Depuis quelques années, les États-Unis sont engagés dans une guerre des puces avec la Chine. Washington a mis en place un ensemble de politiques strictes visant à restreindre les exportations d'équipements fabriqués sur le sol américain. Ces politiques ont mis à mal les ambitions de la Chine de se hisser au sommet dans le secteur des puces. Dans le même temps, les restrictions ont également impacté négativement les fabricants américains de semi-conducteurs.
En octobre 2023, l'administration Biden a annoncé des mesures pour interrompre les livraisons à la Chine de puces d'intelligence artificielle (IA) plus avancées conçues par Nvidia et d'autres. Les mesures restreignent un plus large éventail de puces avancées et d'outils de fabrication de puces à un plus grand nombre de pays, dont l'Iran et la Russie, et placent les concepteurs de puces chinois Moore Thread et Biren Technology sur une liste noire.
Puis vers la fin de l'année 2024, des rapports ont révélé que le gouvernement des États-Unis préparait des règles plus sévères qui restreindraient la vente de puces d'IA avancées dans certaines parties du monde afin de limiter la capacité de la Chine à y accéder. Ces nouvelles règles plafonneraient les expéditions de puces d'IA vers les pays alliés de la Chine, tandis que les alliés des États-Unis ne seront pas soumis à des restrictions.
Un récent rapport vient confirmer ces nouvelles règles. Dans ses derniers jours à la Maison Blanche, l'administration Biden aurait prévu de nouvelles réglementations qui pourraient être annoncées vers mi-janvier 2025 afin de limiter davantage les exportations de puces d'IA par des entreprises comme Nvidia.
L'administration Biden prévoit trois niveaux de limitation des puces : au premier niveau, les alliés des États-Unis conserveraient un accès illimité aux puces américaines ; au deuxième niveau, les adversaires ne pourraient pas importer de semi-conducteurs ; et au troisième niveau, la plupart des pays seraient soumis à des restrictions sur la puissance informatique totale qu'ils obtiendraient.

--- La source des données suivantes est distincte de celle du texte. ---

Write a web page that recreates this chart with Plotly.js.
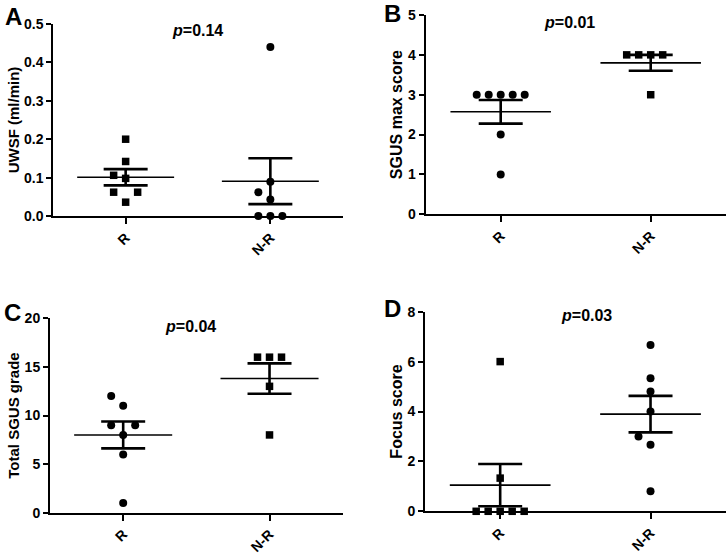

Selon le rapport, les États-Unis restreindraient la vente de puces d'IA utilisées dans les centres de données, à la fois par pays et par entreprise. Il impliquerait de nouveaux plafonds sur les importations de puces d'IA par les États du Golfe et les pays d'Asie du Sud-Est et marquerait un dernier effort pour tenir les technologies avancées à l'écart de la Chine et de la Russie. L'idée est de permettre aux « pays amis » d'avoir un meilleur accès aux puces d'IA.
Les entreprises des pays confrontés à des limites nationales pourraient obtenir un accès plus large « en acceptant un ensemble d'exigences de sécurité et de normes en matière de droits de l'homme du gouvernement américain », selon le rapport.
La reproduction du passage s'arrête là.